The truth is, this is part of an old colonialist handbook. In her essay, "Can the Subaltern Speak?" postcolonial theorist Gayatri Spivak coined the term "White men saving brown women from brown men" to describe the racist, paternalistic process by which colonizing powers would decry the way men in power treated oppressed groups, like women, to justify attacking them. Spivak was referencing the British colonial agenda in India. But Grennell's attack might be a case of white men trying to save brown gay men from brown straight men, to the same end.
There are several signs that this decision is denoted in a colonial sense of paternalism rather than any true altruism. According to the report, the decriminalization campaign is set to begin in Berlin where LGBTQ+ activists from across Europe will meet to hatch a plan that is "mostly concentrated in the Middle East, Africa, and the Caribbean."
That sentence alone should set off several alarm bells. First of all, the Middle East, Africa, and the Caribbean are huge geopolitical entities. Attitudes toward gay people differ greatly among countries and regions within those entities and attempting to gather a room of European activists on how to deal with queer issues in those regions is the definition of paternalism.
According to Lederman, the names of the activists attending the dinner, scheduled for Tuesday night in Berlin, are not yet known, but they hail from a dozen European countries, including countries from Eastern and Central Europe, where legal protections for LGBTQ+ people are weaker than in Western Europe.
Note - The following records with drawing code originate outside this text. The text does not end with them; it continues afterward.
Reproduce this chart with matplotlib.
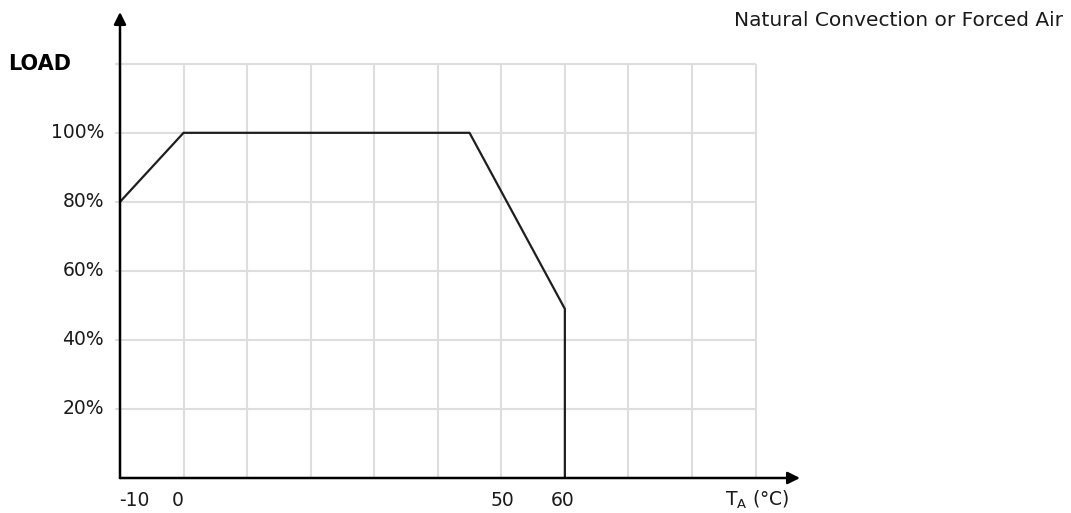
import matplotlib
matplotlib.use("Agg")
import matplotlib.pyplot as plt

plt.rcParams["font.family"] = ["DejaVu Sans"]
plt.rcParams["mathtext.fontset"] = "dejavusans"

# derating curve: ambient temperature (degC) vs load (%)
temp = [-10, 0, 45, 60, 60]
load = [80, 100, 100, 49, 0]

x_grid = [0, 10, 20, 30, 40, 50, 60, 70, 80, 90]
y_grid = [20, 40, 60, 80, 100, 120]
x_ticks = [-10, 0, 50, 60]
x_labels = ["-10", "0", "50", "60"]
y_ticks = [20, 40, 60, 80, 100]
y_labels = ["20%", "40%", "60%", "80%", "100%"]

X_MIN, X_MAX = -10, 97
Y_MIN, Y_MAX = 0, 135

fig = plt.figure(figsize=(10.71, 5.13), dpi=100)
ax = fig.add_axes([120 / 1071, 35 / 513, 680 / 1071, 466 / 513])
ax.set_xlim(X_MIN, X_MAX)
ax.set_ylim(Y_MIN, Y_MAX)
for s in ax.spines.values():
    s.set_visible(False)
ax.set_xticks([]); ax.set_yticks([])

grid_col = "#dedede"
ax.hlines(y_grid, -10.8, 90, colors=grid_col, lw=1.5, clip_on=False, zorder=1)
ax.vlines(x_grid, 0, 120, colors=grid_col, lw=1.5, zorder=1)

ax.plot(temp, load, color="#1e1e1e", lw=1.6, zorder=3)

# axes with arrowheads
arrow = dict(arrowstyle="-|>", color="black", lw=1.8, mutation_scale=18,
             shrinkA=0, shrinkB=0)
ax.annotate("", xy=(X_MAX, 0), xytext=(X_MIN, 0), arrowprops=arrow, zorder=4)
ax.annotate("", xy=(X_MIN, Y_MAX), xytext=(X_MIN, 0), arrowprops=arrow, zorder=4)

fs = 13.5
for t, lab in zip(y_ticks, y_labels):
    ax.text(-12.5, t, lab, ha="right", va="center", fontsize=fs, color="#1a1a1a")
# small nudges so the labels sit where the reference puts them
x_shift = {-10: 2.2, 0: -1.0, 50: 0.1, 60: -0.3}
for t, lab in zip(x_ticks, x_labels):
    ax.text(t + x_shift[t], -6.4, lab, ha="center", va="center",
            fontsize=fs, color="#1a1a1a")

ax.text(-27.6, 120, "LOAD", ha="left", va="center", fontsize=15,
        fontweight="bold", color="black")
ax.text(85.2, -6.4, "T$_\\mathrm{A}$ (°C)", ha="left", va="center", fontsize=fs,
        color="#1a1a1a")
fig.text(1063 / 1071, 1 - 20 / 513, "Natural Convection or Forced Air",
         ha="right", va="center", fontsize=14.5, color="#1a1a1a")

fig.savefig("out.png", dpi=100)
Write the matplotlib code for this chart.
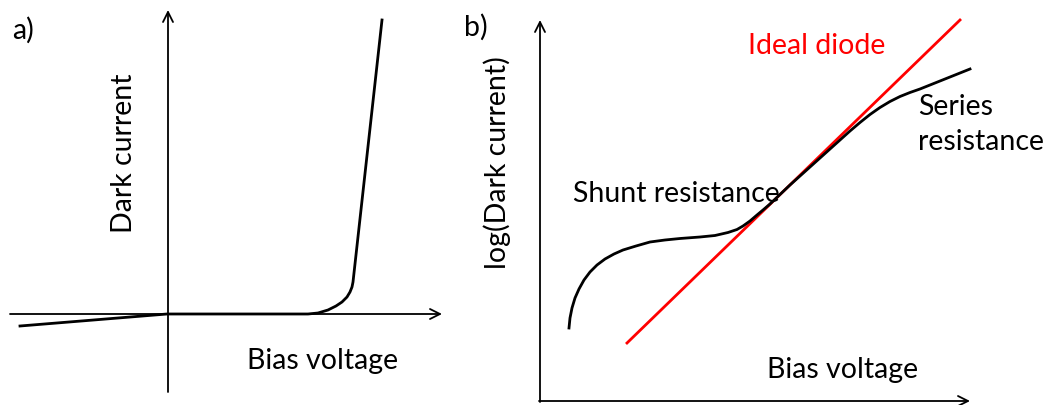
import numpy as np
import matplotlib.pyplot as plt

# panel a: dark current vs bias (pixel-space sketch)
a_curve_x = [20, 167, 308, 318, 328, 336, 342, 347, 350, 352, 353, 382]
a_curve_y = [326, 314, 314, 313, 310, 306, 302, 297, 292, 287, 282, 20]

# panel b: log(dark current) vs bias
b_curve_x = [569, 570, 572, 575, 579, 584, 590, 597, 605, 614, 623, 636, 650, 665,
             680, 700, 715, 728, 737, 743, 750, 757, 763, 770, 780, 790, 800, 810,
             820, 830, 840, 850, 860, 870, 880, 890, 900, 910, 920, 935, 950, 970]
b_curve_y = [328, 318, 308, 298, 289, 280, 272, 265, 259, 254, 250, 246, 242, 240,
             238.5, 237, 235.5, 232.5, 229.5, 226, 221, 215, 210, 204, 194.5, 185,
             176, 167, 158, 149, 140, 131, 122.5, 114.5, 107.5, 101.5, 96.5, 92.5,
             89, 83, 77, 69]
ideal_x = [627, 960]
ideal_y = [343, 20]

font = ['Lato', 'DejaVu Sans']
fs = 20.5

fig = plt.figure(figsize=(10.49, 4.05), dpi=100)
ax = fig.add_axes([0, 0, 1, 1])
ax.set_xlim(0, 1049)
ax.set_ylim(405, 0)
ax.axis('off')

arrow = dict(arrowstyle='->', color='black', lw=1.3, mutation_scale=18, shrinkA=0, shrinkB=0)

# axes of panel a
ax.annotate('', xy=(168, 10), xytext=(168, 392), arrowprops=arrow)
ax.annotate('', xy=(442, 314), xytext=(10, 314), arrowprops=arrow)
ax.plot(a_curve_x, a_curve_y, color='black', lw=2)
ax.text(12, 30, 'a)', fontsize=fs, family=font, va='center', ha='left')
ax.text(124, 153, 'Dark current', fontsize=fs, family=font, rotation=90, va='center', ha='center')
ax.text(323, 361, 'Bias voltage', fontsize=fs, family=font, va='center', ha='center')

# axes of panel b
ax.annotate('', xy=(540, 20), xytext=(540, 402), arrowprops=arrow)
ax.annotate('', xy=(970, 401), xytext=(539, 401), arrowprops=arrow)
ax.plot(ideal_x, ideal_y, color='red', lw=2)
ax.plot(b_curve_x, b_curve_y, color='black', lw=2)
ax.text(464, 27, 'b)', fontsize=fs, family=font, va='center', ha='left')
ax.text(497, 163, 'log(Dark current)', fontsize=fs, family=font, rotation=90, va='center', ha='center')
ax.text(843, 370, 'Bias voltage', fontsize=fs, family=font, va='center', ha='center')
ax.text(817, 46, 'Ideal diode', fontsize=fs, family=font, color='red', va='center', ha='center')
ax.text(676, 194, 'Shunt resistance', fontsize=fs, family=font, va='center', ha='center')
ax.text(918, 107, 'Series', fontsize=fs, family=font, va='center', ha='left')
ax.text(918, 142, 'resistance', fontsize=fs, family=font, va='center', ha='left')

fig.savefig('out.png', dpi=100)
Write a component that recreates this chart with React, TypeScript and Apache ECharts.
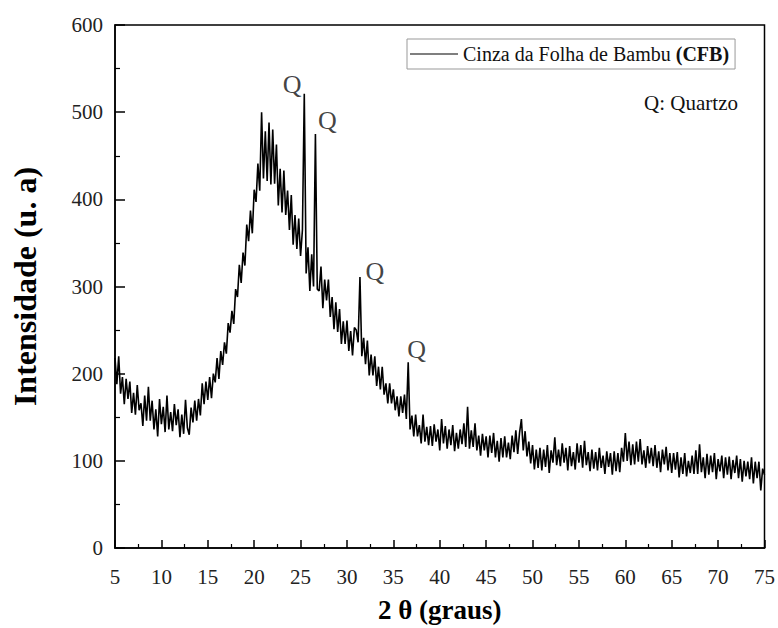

The names of the activists are being concealed as some are not ready to be identified publicly.
Lederman says that the sentiment on the ground is that the initiative is "very much a work in progress" and that they made the announcement while "there's still a lot of strategy being worked out." However, Lederman did confirm that as of right now, activists from countries in the regions being discussed -- from Africa, the Middle East, and the Caribbean -- are not currently being brought to the discussion table.
"They're not sure what it's going to look like as it gets fleshed out," and while he says they could possibly invite people from affected regions "at a future date," he says right now they're still working out details.
Lederman plans to sit down with Grennell as well as several activists who attended the dinner meeting in Berlin for an interview that will air on MSNBC at a later date.
Though plans may or may not exist to invite local LGBTQ+ advocacy groups to the table, that they are not there at the plan's inception is dangerous. Inviting European activists to solve problems in the Middle East, African or the Caribbean -- which, once again, are not monolithic in the slightest -- is a toothless effort, more PR than progressive.